The race issue also emerges because the present discourse has been influenced by the anti-immigrant movement-particularly in the form of FAIR and its founder, John Tanton, who has made race a factor in his strategy to win environmental support for FAIR's agenda of immigration restriction.

Back in 1986, the Sierra Club was even mentioned by name in a series of "strategy" memos within FAIR. In one of the memos, Tanton (who left Zero Population Growth to found FAIR) questioned, "As the people that groups like the Sierra Club represent go into opposition (minority political status), will many of the things they've worked for be lost because the new majority holds other values?" He also noted, "The Sierra Club may not want to touch the immigration issue, but the immigration issue is going to touch the Sierra Club!" He also questioned, "Will the present majority peaceably hand over its political power to a group that is simply more fertile?"

It's no wonder that the challenge to immigration brought by population control advocates has attracted the likes of white supremacists such as David Duke, whose web site proclaims: "I will fight to limit overpopulation and protect our environment by stopping illegal immigration and almost all legal immigration into America."

Driving a Wedge

Aside from projecting misinformation and prejudice, the proponents of population/immigration control are driving a wedge between the environmental movement and immigrant communities. While there has been some progress in breaking down the barriers between the predominantly white traditional environmental movement and communities of color, the debate over immigration threatens a potential and necessary alliance to address serious environmental issues in immigrant-based communities.

Nor does the population/immigration control position even begin to address the global dimensions of population. Even organizations such as Zero Population Growth, which supports an overall immigration goal as part of a national population policy, has determined that a number of conditions based in equity and human rights must also be met. The organization recently reaffirmed its policy on immigration, which in part states that "immigration pressures on the U.S. population are best relieved by addressing factors which compel people to leave their homes and families and emigrate to the United States. Foremost among these are population growth, economic stagnation, environmental degradation, poverty and political repression..."

Even the current Sierra Club position (at least prior to immigration referendum) is not a bad starting place in beginning to address the global context of population and migration.
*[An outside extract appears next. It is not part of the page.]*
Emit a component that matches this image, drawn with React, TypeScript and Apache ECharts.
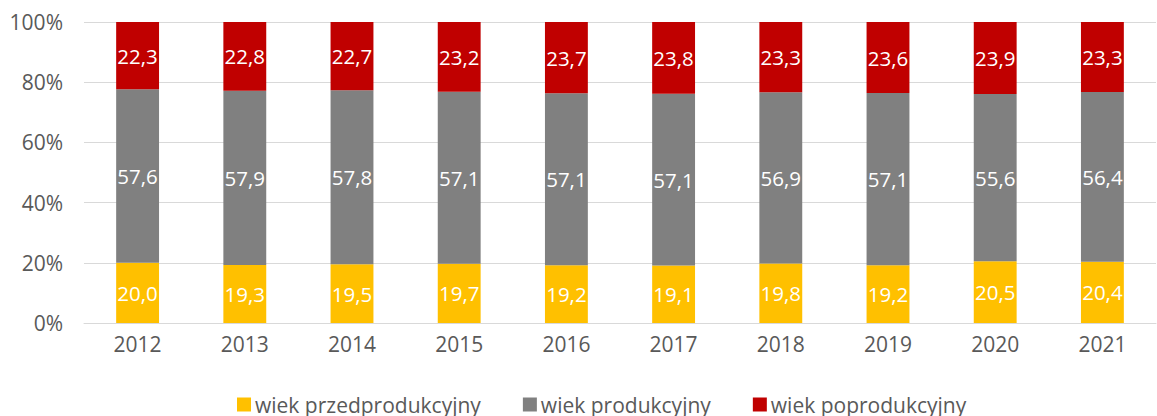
import React, { useEffect, useRef } from "react";
import * as echarts from "echarts";

const years = ["2012", "2013", "2014", "2015", "2016", "2017", "2018", "2019", "2020", "2021"];
const przed = [20.0, 19.3, 19.5, 19.7, 19.2, 19.1, 19.8, 19.2, 20.5, 20.4];
const prod = [57.6, 57.9, 57.8, 57.1, 57.1, 57.1, 56.9, 57.1, 55.6, 56.4];
const popr = [22.3, 22.8, 22.7, 23.2, 23.7, 23.8, 23.3, 23.6, 23.9, 23.3];
const seriesNames = ["wiek przedprodukcyjny", "wiek produkcyjny", "wiek poprodukcyjny"];
const colors = ["#FFC000", "#808080", "#C00000"];

const FONT = "'Open Sans', 'Noto Sans', sans-serif";

export default function App() {
  const ref = useRef<HTMLDivElement>(null);
  useEffect(() => {
    if (!ref.current) return;
    const chart = echarts.init(ref.current, undefined, { renderer: "svg" });
    const totals = years.map((_, i) => przed[i] + prod[i] + popr[i]);
    const raw = [przed, prod, popr];
    const series = raw.map((arr, si) => ({
      name: seriesNames[si],
      type: "bar" as const,
      stack: "total",
      barWidth: "40%",
      itemStyle: { color: colors[si] },
      label: {
        show: true,
        position: "inside" as const,
        color: "#ffffff",
        fontSize: 20.5,
        fontFamily: FONT,
        formatter: (p: any) => arr[p.dataIndex].toFixed(1).replace(".", ","),
      },
      data: arr.map((v, i) => (v / totals[i]) * 100),
    }));
    chart.setOption({
      animation: false,
      textStyle: { fontFamily: FONT },
      grid: { left: 84, right: 1, top: 22, bottom: 93, containLabel: false },
      legend: {
        top: 389,
        left: 232,
        itemWidth: 14,
        itemHeight: 14,
        itemGap: 42,
        icon: "rect",
        textStyle: { color: "#595959", fontSize: 21, fontFamily: FONT, padding: [0, 0, 0, -1] },
        data: seriesNames,
      },
      xAxis: {
        type: "category",
        data: years,
        axisLine: { lineStyle: { color: "#d9d9d9", width: 1 } },
        axisTick: { show: false },
        axisLabel: { color: "#595959", fontSize: 21, fontFamily: FONT, margin: 10 },
      },
      yAxis: {
        type: "value",
        min: 0,
        max: 100,
        interval: 20,
        axisLine: { show: false },
        axisTick: { show: false },
        splitLine: { lineStyle: { color: "#d9d9d9", width: 1 } },
        axisLabel: {
          color: "#595959",
          fontSize: 21,
          fontFamily: FONT,
          margin: 21,
          formatter: (v: number) => v + "%",
        },
      },
      series,
    });
    return () => chart.dispose();
  }, []);
  return (
    <div
      ref={ref}
      style={{ position: "fixed", left: 0, top: 0, width: 1157, height: 416, background: "#fff" }}
    />
  );
}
The Sierra Club advocated the need to "champion the right of all families to maternal and reproductive health care, and the empowerment and equity of women" and to address to "root causes of migration by encouraging sustainability, economic security, health and nutrition, human rights and environmentally responsible consumption."

A commitment to social justice-the need to bring about an equal and just society-is also needed to improve the world's environment and create a safe and healthy planet. We need to recognize that historical inequities-whether based on race, religion, ethnicity, nationality or even immigration status-have led to longterm problems of social and economic instability. Environmental problems affecting the poor and disenfranchised cannot be solved without also addressing the fundamental problems of poverty and inequality. Immigrants and other communities of color on the frontlines of local environmental struggles show the potential of a more inclusive and vigorous environmental movement.

Cathi Tactaquin is NNIRR's Director. She also sits on the National Population Committee of the Sierra Club.